In Everyday Peace, Letters for Life Babaji writes: It is useless to think, “Who was I?” and “Who will I be?” The most important thing is “Who am I?” If we dwell on our past, which we can’t change, or if we dwell on the future, which is indefinite and unknown, then we can’t work in the present. If the present is passing in peace, it will make a peaceful past and sow a seed of peace to grow in the future. The present is the most important thing in life.

Babaji says: Accepting the present is happiness. So simple, but not easy to do. We have so many thoughts about how things should be different from how they are in this moment – the “I should” thoughts and the “they should” thoughts. It doesn’t matter which, because what is in this moment is exactly what is.

I have that quote on my fridge, and I remember my grandson looking at it a couple of years ago, saying, “But what if I don’t have what I want in the present?” That’s where we all get stuck. We may understand intellectually, but we don’t fully believe that it’s all okay right now, that we’re okay. Many years ago, Babaji wrote to me, saying (in capital letters): Don’t worry. Everything will be alright. All the worrying, all the anxiety didn’t help; it never does.

Accepting the present, accepting that what is, is, doesn’t imply lack of response to a difficult situation – but response from a place of acceptance of the present arises from a relaxed and open heart rather than from fear, anger, or any other kind of reactivity. Response moves forward naturally rather than fighting against what’s happening in the moment.

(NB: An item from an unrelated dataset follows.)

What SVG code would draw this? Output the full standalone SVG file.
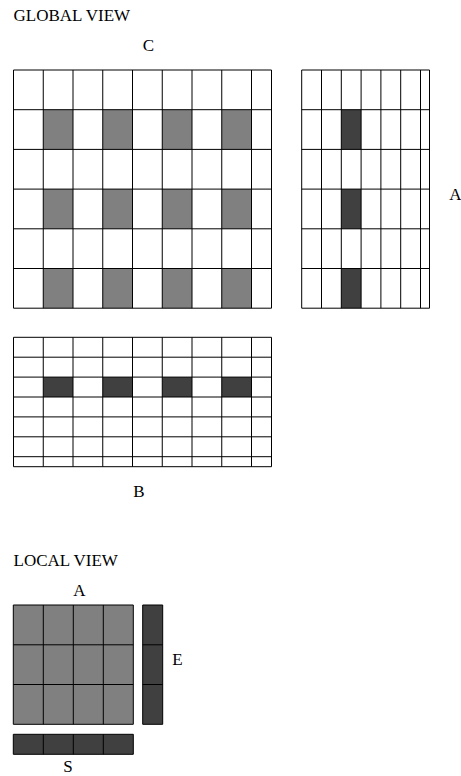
<svg xmlns="http://www.w3.org/2000/svg" width="461" height="776" viewBox="0 0 461 776">
<style>
text{font-family:"Liberation Serif","Times New Roman",serif;font-size:17px;fill:#000}
.g{fill:#808080}
.d{fill:#404040}
.ln{stroke:#000;stroke-width:1;fill:none}
</style>
<rect width="461" height="776" fill="#fff"/>
<text x="13.5" y="20.5">GLOBAL VIEW</text>
<g id="C">
<text x="148.5" y="50.5" text-anchor="middle">C</text>
<g class="g">
<rect x="43.25" y="109.7" width="29.75" height="39.7"/><rect x="102.75" y="109.7" width="29.75" height="39.7"/><rect x="162.25" y="109.7" width="29.75" height="39.7"/><rect x="221.75" y="109.7" width="29.75" height="39.7"/>
<rect x="43.25" y="189.1" width="29.75" height="39.7"/><rect x="102.75" y="189.1" width="29.75" height="39.7"/><rect x="162.25" y="189.1" width="29.75" height="39.7"/><rect x="221.75" y="189.1" width="29.75" height="39.7"/>
<rect x="43.25" y="268.5" width="29.75" height="39.7"/><rect x="102.75" y="268.5" width="29.75" height="39.7"/><rect x="162.25" y="268.5" width="29.75" height="39.7"/><rect x="221.75" y="268.5" width="29.75" height="39.7"/>
</g>
<path class="ln" d="M13.5 70V308.2M43.25 70V308.2M73 70V308.2M102.75 70V308.2M132.5 70V308.2M162.25 70V308.2M192 70V308.2M221.75 70V308.2M251.5 70V308.2M271.5 70V308.2M13.5 70H271.5M13.5 109.7H271.5M13.5 149.4H271.5M13.5 189.1H271.5M13.5 228.8H271.5M13.5 268.5H271.5M13.5 308.2H271.5"/>
</g>
<g id="A-global">
<text x="455.5" y="200" text-anchor="middle">A</text>
<g class="d">
<rect x="341.3" y="109.7" width="19.8" height="39.7"/><rect x="341.3" y="189.1" width="19.8" height="39.7"/><rect x="341.3" y="268.5" width="19.8" height="39.7"/>
</g>
<path class="ln" d="M301.7 70V308.2M321.5 70V308.2M341.3 70V308.2M361.1 70V308.2M380.9 70V308.2M400.7 70V308.2M420.5 70V308.2M429.5 70V308.2M301.7 70H429.5M301.7 109.7H429.5M301.7 149.4H429.5M301.7 189.1H429.5M301.7 228.8H429.5M301.7 268.5H429.5M301.7 308.2H429.5"/>
</g>
<g id="B">
<text x="139" y="496.5" text-anchor="middle">B</text>
<g class="d">
<rect x="43.25" y="377.1" width="29.75" height="19.9"/><rect x="102.75" y="377.1" width="29.75" height="19.9"/><rect x="162.25" y="377.1" width="29.75" height="19.9"/><rect x="221.75" y="377.1" width="29.75" height="19.9"/>
</g>
<path class="ln" d="M13.5 337.3V466.7M43.25 337.3V466.7M73 337.3V466.7M102.75 337.3V466.7M132.5 337.3V466.7M162.25 337.3V466.7M192 337.3V466.7M221.75 337.3V466.7M251.5 337.3V466.7M271.5 337.3V466.7M13.5 337.3H271.5M13.5 357.2H271.5M13.5 377.1H271.5M13.5 397H271.5M13.5 416.9H271.5M13.5 436.8H271.5M13.5 456.7H271.5M13.5 466.7H271.5"/>
</g>
<text x="13.5" y="565.5">LOCAL VIEW</text>
<g id="A-local">
<text x="79.5" y="595.5" text-anchor="middle">A</text>
<rect class="g" x="13.3" y="605" width="120" height="119.3"/>
<path class="ln" d="M13.3 605V724.3M43.3 605V724.3M73.3 605V724.3M103.3 605V724.3M133.3 605V724.3M13.3 605H133.3M13.3 644.8H133.3M13.3 684.5H133.3M13.3 724.3H133.3"/>
</g>
<g id="E">
<text x="172.3" y="665">E</text>
<rect class="d" x="142.7" y="605" width="20" height="119.3"/>
<path class="ln" d="M142.7 605V724.3M162.7 605V724.3M142.7 605H162.7M142.7 644.8H162.7M142.7 684.5H162.7M142.7 724.3H162.7"/>
</g>
<g id="S">
<text x="68" y="771.5" text-anchor="middle">S</text>
<rect class="d" x="13.3" y="734.3" width="120" height="20"/>
<path class="ln" d="M13.3 734.3V754.3M43.3 734.3V754.3M73.3 734.3V754.3M103.3 734.3V754.3M133.3 734.3V754.3M13.3 734.3H133.3M13.3 754.3H133.3"/>
</g>
<g id="connectors"/>
</svg>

Life is not a burden. We make it a burden by not accepting life as it is. We desire everything. If we don’t get what we desire, we feel anger, depression and pain. If we do get it, then we get attached, jealous and discontented, which again causes pain. So the root cause is desire. If we put a limit on our desires, there will be a limit to our pain. Gradually we can reduce the limit, and one day the desires will be decreased so much that we will not even think of them. That state of mind is peace.